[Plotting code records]
* start *

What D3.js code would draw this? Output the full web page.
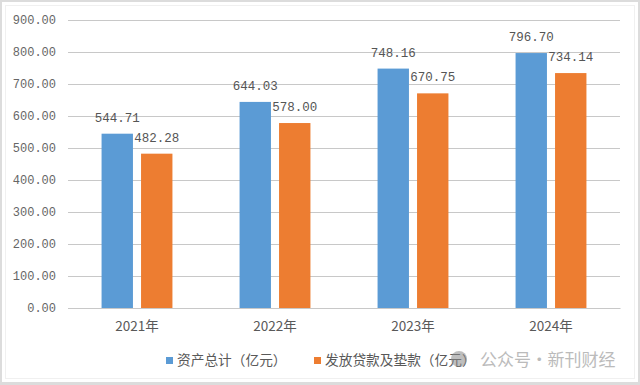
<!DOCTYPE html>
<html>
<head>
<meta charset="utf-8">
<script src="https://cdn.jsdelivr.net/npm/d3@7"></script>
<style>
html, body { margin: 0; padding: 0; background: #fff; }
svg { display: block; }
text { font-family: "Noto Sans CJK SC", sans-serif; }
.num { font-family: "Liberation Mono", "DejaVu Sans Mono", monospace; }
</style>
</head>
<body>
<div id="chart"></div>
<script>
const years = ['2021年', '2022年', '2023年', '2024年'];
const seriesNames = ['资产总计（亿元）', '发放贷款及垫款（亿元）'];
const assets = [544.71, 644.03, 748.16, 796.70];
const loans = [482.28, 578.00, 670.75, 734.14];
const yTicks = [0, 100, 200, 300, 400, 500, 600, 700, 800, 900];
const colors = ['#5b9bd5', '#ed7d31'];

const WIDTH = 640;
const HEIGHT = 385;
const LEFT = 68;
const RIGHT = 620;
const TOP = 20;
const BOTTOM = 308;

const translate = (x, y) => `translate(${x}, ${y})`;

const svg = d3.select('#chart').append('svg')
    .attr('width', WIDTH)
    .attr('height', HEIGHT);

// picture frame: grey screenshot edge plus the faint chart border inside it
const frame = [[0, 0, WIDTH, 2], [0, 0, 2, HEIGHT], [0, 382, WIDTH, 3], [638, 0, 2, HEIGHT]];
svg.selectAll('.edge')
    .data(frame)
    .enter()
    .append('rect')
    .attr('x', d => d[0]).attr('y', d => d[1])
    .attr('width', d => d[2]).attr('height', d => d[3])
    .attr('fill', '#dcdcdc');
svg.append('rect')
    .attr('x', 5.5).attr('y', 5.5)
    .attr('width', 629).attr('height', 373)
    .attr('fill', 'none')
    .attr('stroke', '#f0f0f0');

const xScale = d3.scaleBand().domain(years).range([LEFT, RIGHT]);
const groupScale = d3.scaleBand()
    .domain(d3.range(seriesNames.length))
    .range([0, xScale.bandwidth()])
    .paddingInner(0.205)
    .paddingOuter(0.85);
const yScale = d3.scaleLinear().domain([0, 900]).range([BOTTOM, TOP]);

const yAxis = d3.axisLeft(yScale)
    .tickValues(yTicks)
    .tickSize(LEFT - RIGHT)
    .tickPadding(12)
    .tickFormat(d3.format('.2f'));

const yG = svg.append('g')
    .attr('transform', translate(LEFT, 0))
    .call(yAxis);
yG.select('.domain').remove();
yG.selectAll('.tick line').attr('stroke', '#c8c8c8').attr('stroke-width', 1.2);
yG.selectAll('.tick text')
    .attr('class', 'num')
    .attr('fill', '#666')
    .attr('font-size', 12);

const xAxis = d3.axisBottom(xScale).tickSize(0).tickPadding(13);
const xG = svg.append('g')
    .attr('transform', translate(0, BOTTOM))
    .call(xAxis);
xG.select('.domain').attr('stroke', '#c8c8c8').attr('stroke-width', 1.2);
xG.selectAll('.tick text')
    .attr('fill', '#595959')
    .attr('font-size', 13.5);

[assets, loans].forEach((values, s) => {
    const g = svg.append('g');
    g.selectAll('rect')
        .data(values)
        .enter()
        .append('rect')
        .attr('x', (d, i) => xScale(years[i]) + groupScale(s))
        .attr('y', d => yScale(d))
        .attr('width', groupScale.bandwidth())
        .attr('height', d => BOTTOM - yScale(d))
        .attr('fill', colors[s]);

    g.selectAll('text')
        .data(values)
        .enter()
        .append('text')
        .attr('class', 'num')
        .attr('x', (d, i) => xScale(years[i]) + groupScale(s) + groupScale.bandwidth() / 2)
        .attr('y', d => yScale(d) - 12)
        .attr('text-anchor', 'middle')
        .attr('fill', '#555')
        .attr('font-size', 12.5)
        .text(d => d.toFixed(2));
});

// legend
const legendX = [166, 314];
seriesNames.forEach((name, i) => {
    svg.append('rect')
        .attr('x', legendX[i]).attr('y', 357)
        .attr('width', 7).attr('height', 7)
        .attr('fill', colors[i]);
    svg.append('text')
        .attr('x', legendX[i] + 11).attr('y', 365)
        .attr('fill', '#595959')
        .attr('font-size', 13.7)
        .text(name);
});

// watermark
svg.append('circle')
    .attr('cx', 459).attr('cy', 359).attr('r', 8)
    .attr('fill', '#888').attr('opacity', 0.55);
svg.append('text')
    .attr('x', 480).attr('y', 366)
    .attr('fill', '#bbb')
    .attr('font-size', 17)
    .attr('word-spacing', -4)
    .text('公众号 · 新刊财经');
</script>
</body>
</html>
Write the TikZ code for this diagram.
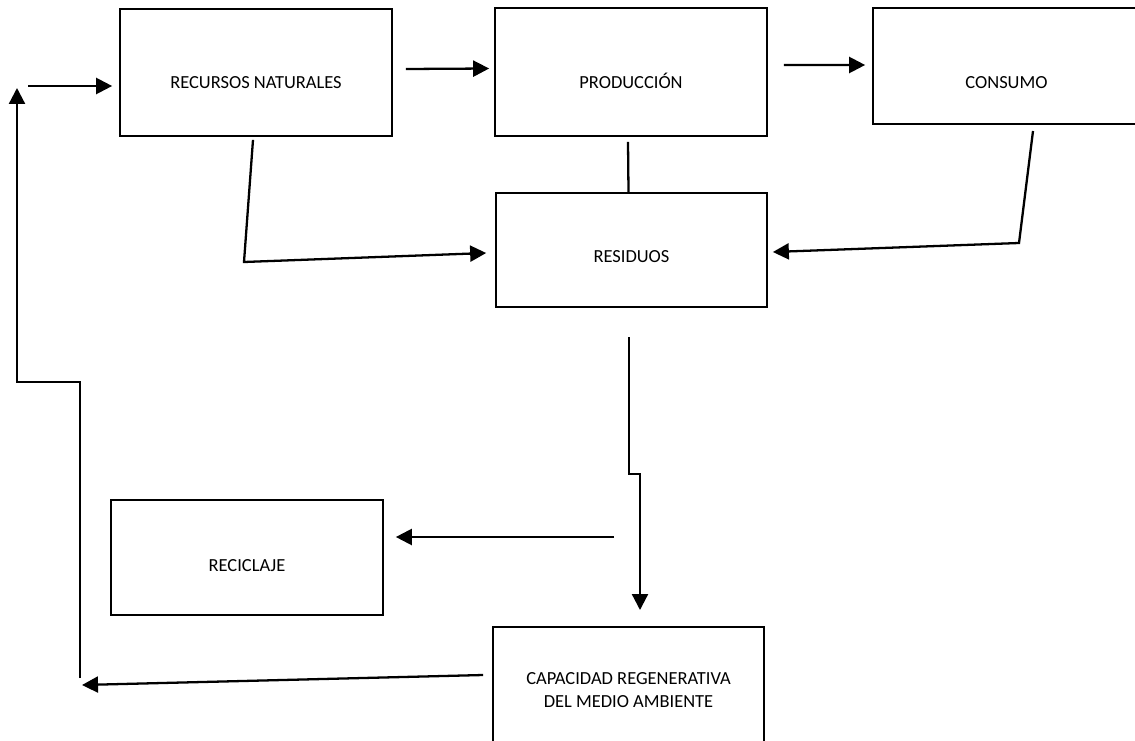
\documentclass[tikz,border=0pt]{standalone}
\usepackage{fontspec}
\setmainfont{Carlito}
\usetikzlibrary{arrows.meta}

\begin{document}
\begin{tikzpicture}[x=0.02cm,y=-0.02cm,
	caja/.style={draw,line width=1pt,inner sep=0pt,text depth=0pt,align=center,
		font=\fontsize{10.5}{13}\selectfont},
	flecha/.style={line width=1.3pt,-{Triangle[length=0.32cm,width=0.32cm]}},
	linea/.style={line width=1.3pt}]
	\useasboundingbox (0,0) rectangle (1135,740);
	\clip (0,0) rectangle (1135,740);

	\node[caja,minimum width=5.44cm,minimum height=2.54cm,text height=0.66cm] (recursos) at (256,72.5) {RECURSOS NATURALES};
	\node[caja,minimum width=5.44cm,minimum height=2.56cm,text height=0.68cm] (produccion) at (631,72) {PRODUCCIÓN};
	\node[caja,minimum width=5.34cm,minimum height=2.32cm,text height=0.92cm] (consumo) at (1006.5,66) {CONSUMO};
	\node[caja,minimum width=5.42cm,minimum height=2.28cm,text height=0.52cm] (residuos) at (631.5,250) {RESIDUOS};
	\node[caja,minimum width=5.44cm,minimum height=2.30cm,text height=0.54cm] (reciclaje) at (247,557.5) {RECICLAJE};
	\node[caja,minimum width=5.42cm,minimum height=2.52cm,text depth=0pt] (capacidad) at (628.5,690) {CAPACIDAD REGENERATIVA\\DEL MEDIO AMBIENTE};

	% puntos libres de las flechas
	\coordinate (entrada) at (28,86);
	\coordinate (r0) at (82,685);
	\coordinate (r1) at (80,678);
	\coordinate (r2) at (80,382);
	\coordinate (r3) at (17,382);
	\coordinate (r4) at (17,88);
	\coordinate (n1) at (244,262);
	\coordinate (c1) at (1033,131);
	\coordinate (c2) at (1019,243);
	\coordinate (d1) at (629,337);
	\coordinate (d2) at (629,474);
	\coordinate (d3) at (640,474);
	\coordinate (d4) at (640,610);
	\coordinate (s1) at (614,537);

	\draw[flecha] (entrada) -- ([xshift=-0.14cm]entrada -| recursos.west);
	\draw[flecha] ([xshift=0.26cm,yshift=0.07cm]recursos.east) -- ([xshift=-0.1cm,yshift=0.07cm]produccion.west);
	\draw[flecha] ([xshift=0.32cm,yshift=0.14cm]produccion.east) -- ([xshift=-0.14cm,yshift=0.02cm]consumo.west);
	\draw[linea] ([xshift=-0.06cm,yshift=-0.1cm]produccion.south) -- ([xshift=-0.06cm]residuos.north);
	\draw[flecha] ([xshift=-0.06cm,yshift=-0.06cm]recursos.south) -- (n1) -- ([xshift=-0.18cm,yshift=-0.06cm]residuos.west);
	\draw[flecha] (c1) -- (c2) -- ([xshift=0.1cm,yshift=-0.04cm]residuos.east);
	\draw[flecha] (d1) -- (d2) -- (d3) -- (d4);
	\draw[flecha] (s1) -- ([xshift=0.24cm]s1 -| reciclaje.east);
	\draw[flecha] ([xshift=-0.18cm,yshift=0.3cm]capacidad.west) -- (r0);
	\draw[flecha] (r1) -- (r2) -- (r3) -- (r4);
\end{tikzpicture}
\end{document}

* end *

Do not include pictures. Give again exactly the lines starting at the one with "Write the TikZ code for this diagram." and ending at the one with "width=5.42cm,minimum height=2.52cm,text depth=0pt]", both included.

■ Solution:
Write the TikZ code for this diagram.
\documentclass[tikz,border=0pt]{standalone}
\usepackage{fontspec}
\setmainfont{Carlito}
\usetikzlibrary{arrows.meta}

\begin{document}
\begin{tikzpicture}[x=0.02cm,y=-0.02cm,
	caja/.style={draw,line width=1pt,inner sep=0pt,text depth=0pt,align=center,
		font=\fontsize{10.5}{13}\selectfont},
	flecha/.style={line width=1.3pt,-{Triangle[length=0.32cm,width=0.32cm]}},
	linea/.style={line width=1.3pt}]
	\useasboundingbox (0,0) rectangle (1135,740);
	\clip (0,0) rectangle (1135,740);

	\node[caja,minimum width=5.44cm,minimum height=2.54cm,text height=0.66cm] (recursos) at (256,72.5) {RECURSOS NATURALES};
	\node[caja,minimum width=5.44cm,minimum height=2.56cm,text height=0.68cm] (produccion) at (631,72) {PRODUCCIÓN};
	\node[caja,minimum width=5.34cm,minimum height=2.32cm,text height=0.92cm] (consumo) at (1006.5,66) {CONSUMO};
	\node[caja,minimum width=5.42cm,minimum height=2.28cm,text height=0.52cm] (residuos) at (631.5,250) {RESIDUOS};
	\node[caja,minimum width=5.44cm,minimum height=2.30cm,text height=0.54cm] (reciclaje) at (247,557.5) {RECICLAJE};
	\node[caja,minimum width=5.42cm,minimum height=2.52cm,text depth=0pt] (capacidad) at (628.5,690) {CAPACIDAD REGENERATIVA\\DEL MEDIO AMBIENTE};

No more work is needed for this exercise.